This definition seems backwards, relative to the definition of a prime element, but it's not. An ideal in the integers is prime iff it consists of the multiples of a prime number. Using numbers, p divides ab means p divides a or p divides b. But containment reverses things. The multiples of ab are contained in the multiples of p, and that means either the multiples of a are contained in the multiples of p, or the multiples of b are contained in the multiples of p.
If P contains a finite product of ideals it contains one of them. Use induction on the number of ideals in the product.
There is another equivalent definition of prime ideal, which is often easier to verify or refute. We will show that "xRy in P implies x is in P or y is in P" is equivalent to "P is prime".
Assume P is prime and A and B are principal, generated by x and y respectively. If xwy is in P for every w in R, i.e. xRy is in P, then P contains RxRyR, and all finite sums thereof, P contains the product ideal A*B, P contains either A or B, and P contains either x or y. This holds for every x and y in the ring R. Thus a prime ideal satisfies the xRy criterion.
Conversely, assume xRy in P implies x is in P or y is in P, for every x and y in R. Let A and B be two left ideals with A*B in P. If A is in P we are done, at least for left ideals. Assume A is not entirely in P, and let x be an element in A-P. Select y in B. For every w in R, xwy lies in P. This because A*B lies in P. Now apply the xRy criterion, and either x or y lies in P. Yet x does not lie in P, so y must. This holds for all y in B, hence B lies in P.
A similar argument can be made for right ideals.
Since ideals are also left ideals, we are done. The xRy test is necessary and sufficient for P to be prime.
If R is commutative the test simplifies to xy in P implies x is in P or y is in P. Use the xy test to show that the principal ideal generated by p in a commutative ring is prime iff p is a prime element in the ring.
Nothing in the above requires R to contain 1. (In the case of the previous paragraph, an element is not prime if it generates all of R, thus {p} must be proper.) So any ring, with or without 1, noncommutative or commutative, may contain prime ideals, and the xRy (or xy) test applies.
Let's consider another ring, the n by n matrices over any domain, such as the integers. Let x and y be any two nonzero matrices. Think of x as a collection of vectors, each column a vector. Multiplication by a matrix w produces a new set of column vectors, where each column in the product xw is a prescribed linear combination of the vectors in x. All linear combinations are possible; it depends on the entries in w. Multiplication by y does the same thing. Let y use the jth column of xw to build one of its linear combinations. It may scale this column by the element t. We will make sure the jth column of xw, and only the jth column of xw, is nonzero. Construct w so that the jth linear combination copies a nonzero column from x, and ignores the other columns in x. Thus w contains one 1, and the rest of the matrix is 0. Now one of the columns in xwy is a scale multiple of one of the columns of x, where t is the scaling factor. Since this is a domain, the scaled column is nonzero. Therefore xwy is nonzero.
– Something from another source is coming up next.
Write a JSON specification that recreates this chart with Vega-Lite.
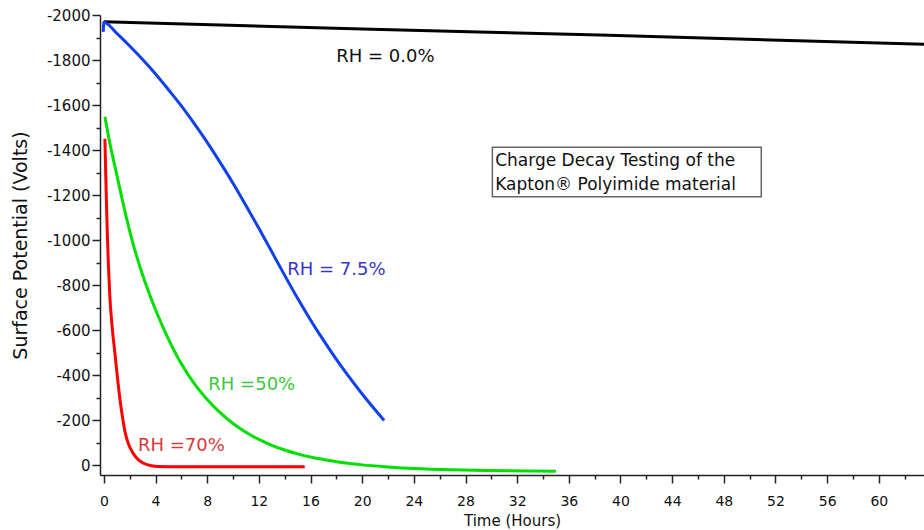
{
  "$schema": "https://vega.github.io/schema/vega-lite/v6.json",
  "width": 824,
  "height": 460,
  "autosize": {"type": "none"},
  "padding": {"left": 100, "top": 15, "right": 0, "bottom": 55},
  "background": "white",
  "config": {"view": {"stroke": null}, "font": "DejaVu Sans"},
  "datasets": {
    "curves": [
      {"series": "RH0", "t": 0, "v": -1970},
      {"series": "RH0", "t": 20, "v": -1938},
      {"series": "RH0", "t": 38.4, "v": -1911},
      {"series": "RH0", "t": 63.5, "v": -1870},
      {"series": "RH7", "t": -0.05, "v": -1925},
      {"series": "RH7", "t": 0, "v": -1968},
      {"series": "RH7", "t": 1, "v": -1918},
      {"series": "RH7", "t": 2, "v": -1862},
      {"series": "RH7", "t": 3, "v": -1802},
      {"series": "RH7", "t": 4, "v": -1738},
      {"series": "RH7", "t": 5, "v": -1668},
      {"series": "RH7", "t": 6, "v": -1596},
      {"series": "RH7", "t": 7, "v": -1517},
      {"series": "RH7", "t": 8, "v": -1434},
      {"series": "RH7", "t": 9, "v": -1345},
      {"series": "RH7", "t": 10, "v": -1252},
      {"series": "RH7", "t": 11, "v": -1153},
      {"series": "RH7", "t": 12, "v": -1052},
      {"series": "RH7", "t": 13, "v": -948},
      {"series": "RH7", "t": 14, "v": -843},
      {"series": "RH7", "t": 15, "v": -741},
      {"series": "RH7", "t": 16, "v": -645},
      {"series": "RH7", "t": 17, "v": -555},
      {"series": "RH7", "t": 18, "v": -470},
      {"series": "RH7", "t": 19, "v": -391},
      {"series": "RH7", "t": 20, "v": -316},
      {"series": "RH7", "t": 21, "v": -246},
      {"series": "RH7", "t": 21.7, "v": -198},
      {"series": "RH50", "t": 0.08, "v": -1548},
      {"series": "RH50", "t": 0.5, "v": -1420},
      {"series": "RH50", "t": 1, "v": -1290},
      {"series": "RH50", "t": 1.5, "v": -1160},
      {"series": "RH50", "t": 2, "v": -1040},
      {"series": "RH50", "t": 2.5, "v": -935},
      {"series": "RH50", "t": 3, "v": -845},
      {"series": "RH50", "t": 3.5, "v": -765},
      {"series": "RH50", "t": 4, "v": -690},
      {"series": "RH50", "t": 5, "v": -560},
      {"series": "RH50", "t": 6, "v": -450},
      {"series": "RH50", "t": 7, "v": -362},
      {"series": "RH50", "t": 8, "v": -292},
      {"series": "RH50", "t": 9, "v": -233},
      {"series": "RH50", "t": 10, "v": -185},
      {"series": "RH50", "t": 11, "v": -146},
      {"series": "RH50", "t": 12, "v": -114},
      {"series": "RH50", "t": 13, "v": -88},
      {"series": "RH50", "t": 14, "v": -67},
      {"series": "RH50", "t": 15, "v": -50},
      {"series": "RH50", "t": 16, "v": -36},
      {"series": "RH50", "t": 17, "v": -25},
      {"series": "RH50", "t": 18, "v": -15},
      {"series": "RH50", "t": 20, "v": -1},
      {"series": "RH50", "t": 22, "v": 8},
      {"series": "RH50", "t": 24, "v": 15},
      {"series": "RH50", "t": 27, "v": 21},
      {"series": "RH50", "t": 30, "v": 24},
      {"series": "RH50", "t": 35, "v": 27},
      {"series": "RH70", "t": 0.08, "v": -1450},
      {"series": "RH70", "t": 0.15, "v": -1280},
      {"series": "RH70", "t": 0.25, "v": -1060},
      {"series": "RH70", "t": 0.35, "v": -890},
      {"series": "RH70", "t": 0.46, "v": -750},
      {"series": "RH70", "t": 0.6, "v": -640},
      {"series": "RH70", "t": 0.85, "v": -500},
      {"series": "RH70", "t": 1.05, "v": -390},
      {"series": "RH70", "t": 1.24, "v": -295},
      {"series": "RH70", "t": 1.45, "v": -210},
      {"series": "RH70", "t": 1.63, "v": -150},
      {"series": "RH70", "t": 1.9, "v": -95},
      {"series": "RH70", "t": 2.27, "v": -52},
      {"series": "RH70", "t": 2.7, "v": -22},
      {"series": "RH70", "t": 3.17, "v": -6},
      {"series": "RH70", "t": 3.7, "v": 3},
      {"series": "RH70", "t": 4.2, "v": 6},
      {"series": "RH70", "t": 6, "v": 7},
      {"series": "RH70", "t": 15.55, "v": 7}
    ],
    "labels": [
      {"series": "RH0", "label": "RH = 0.0%", "t": 21.8, "v": -1813},
      {"series": "RH7", "label": "RH = 7.5%", "t": 18.0, "v": -867},
      {"series": "RH50", "label": "RH =50%", "t": 11.45, "v": -356},
      {"series": "RH70", "label": "RH =70%", "t": 6.0, "v": -86}
    ],
    "box": [
      {"t": 30.08, "t2": 50.9, "v": -1412, "v2": -1192}
    ],
    "boxtext": [
      {"line": "Charge Decay Testing of the", "t": 30.3, "v": -1350},
      {"line": "Kapton® Polyimide material", "t": 30.3, "v": -1245}
    ]
  },
  "encoding": {
    "x": {
      "field": "t",
      "type": "quantitative",
      "scale": {"domain": [-0.3, 63.5], "nice": false, "zero": false},
      "axis": {
        "title": "Time (Hours)",
        "titleFont": "DejaVu Sans",
        "titleFontSize": 15,
        "titleFontWeight": "normal",
        "titleColor": "#111",
        "titlePadding": 5,
        "values": [0,2,4,6,8,10,12,14,16,18,20,22,24,26,28,30,32,34,36,38,40,42,44,46,48,50,52,54,56,58,60,62],
        "format": "d",
        "labelExpr": "datum.value % 4 === 0 ? datum.label : ''",
        "labelFont": "DejaVu Sans",
        "labelFontSize": 14,
        "labelColor": "#111",
        "labelPadding": 11,
        "labelOverlap": false,
        "labelFlush": false,
        "tickSize": {"condition": {"test": "datum.value % 4 === 0", "value": 8}, "value": 4},
        "tickColor": "#222",
        "tickWidth": 1.5,
        "domainColor": "#222",
        "domainWidth": 1.5,
        "grid": false
      }
    },
    "y": {
      "field": "v",
      "type": "quantitative",
      "scale": {"domain": [-2000, 44], "reverse": true, "nice": false, "zero": false},
      "axis": {
        "title": "Surface Potential (Volts)",
        "titleFont": "DejaVu Sans",
        "titleFontSize": 19,
        "titleFontWeight": "normal",
        "titleColor": "#111",
        "titlePadding": 16,
        "values": [-2000,-1900,-1800,-1700,-1600,-1500,-1400,-1300,-1200,-1100,-1000,-900,-800,-700,-600,-500,-400,-300,-200,-100,0],
        "labelExpr": "datum.value % 200 === 0 ? (datum.value < 0 ? '-' + abs(datum.value) : '0') : ''",
        "labelFont": "DejaVu Sans",
        "labelFontSize": 15,
        "labelColor": "#111",
        "labelPadding": 2,
        "labelOverlap": false,
        "labelFlush": false,
        "tickSize": {"condition": {"test": "datum.value % 200 === 0", "value": 8}, "value": 4},
        "tickColor": "#222",
        "tickWidth": 1.5,
        "domainColor": "#222",
        "domainWidth": 1.5,
        "grid": false
      }
    }
  },
  "layer": [
    {
      "data": {"name": "box"},
      "mark": {"type": "rect", "fill": "white", "stroke": "#666", "strokeWidth": 1.5},
      "encoding": {
        "x2": {"field": "t2"},
        "y2": {"field": "v2"}
      }
    },
    {
      "data": {"name": "curves"},
      "mark": {"type": "line", "strokeWidth": 3, "interpolate": "monotone", "clip": true},
      "encoding": {
        "color": {
          "field": "series",
          "type": "nominal",
          "scale": {"domain": ["RH0", "RH7", "RH50", "RH70"], "range": ["#000000", "#1040f0", "#00e000", "#ff0000"]},
          "legend": null
        }
      }
    },
    {
      "data": {"name": "labels"},
      "mark": {"type": "text", "fontSize": 18, "font": "DejaVu Sans", "align": "center", "baseline": "middle"},
      "encoding": {
        "text": {"field": "label"},
        "color": {
          "field": "series",
          "type": "nominal",
          "scale": {"domain": ["RH0", "RH7", "RH50", "RH70"], "range": ["#111111", "#3535c8", "#3cc83c", "#d83a3a"]},
          "legend": null
        }
      }
    },
    {
      "data": {"name": "boxtext"},
      "mark": {"type": "text", "fontSize": 17, "font": "DejaVu Sans", "align": "left", "baseline": "middle", "color": "#111"},
      "encoding": {
        "text": {"field": "line"}
      }
    }
  ],
  "resolve": {"scale": {"color": "independent"}}
}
For every x and y, there is some matrix w with xwy nonzero. We don't have to worry about xRy = 0; it never happens. Thus the zero matrix is a prime ideal.
Now place 1 in the upper left of the zero matrix and let that generate the left ideal A. Place 1 in the lower right of the zero matrix and let that generate the right ideal B. Now A*B always = 0, and is contained in the zero prime ideal, even though A and B are not.
This reasoning holds for left ideals or right ideals.
If a maximal ideal, or maximal left ideal, does not include all of Ri and Rj, increase it so that Hi is all of Ri. Since Hj is still a proper subset of Rj, the resulting ideal remains proper. Therefore a maximal ideal has Hi = Ri in every component except 1, and in this component Hi is maximal.
Consider the product of two ideals G and H. Within the ith component, the resulting ideal is GiHi. All linear combinations must be present, hence gh becomes the direct sum over GiHi. In other words, product and direct sum commute.
Let P be a prime ideal in R, where Pi and Pj are proper ideals of Ri and Rj respectively. Now PiRj times RiPj lies in P, while neither factor lies in P. This is a contradiction, hence only one component, Pi, can be a proper ideal in its component ring. Clearly this component must be prime, hence we have characterized the prime ideals of R.
An infinite direct sum may leave you feeling a bit uneasy, since R does not contain 1, and rings (on this website) usually contain 1. Still - it's a perfectly good ring - and we've got a handle on its prime and maximal ideals, assuming each Ri contains 1.
If R is the infinite direct product of component rings, it contains 1, but there are ideals, even maximal ideals, that we haven't characterized. The direct sum of rings is now a proper ideal in R, and it ratchets up to a maximal ideal in R whose projection onto any Ri is all of Ri. It's hard to know what such a maximal ideal might look like; we only know it exists, thanks to the axiom of choice.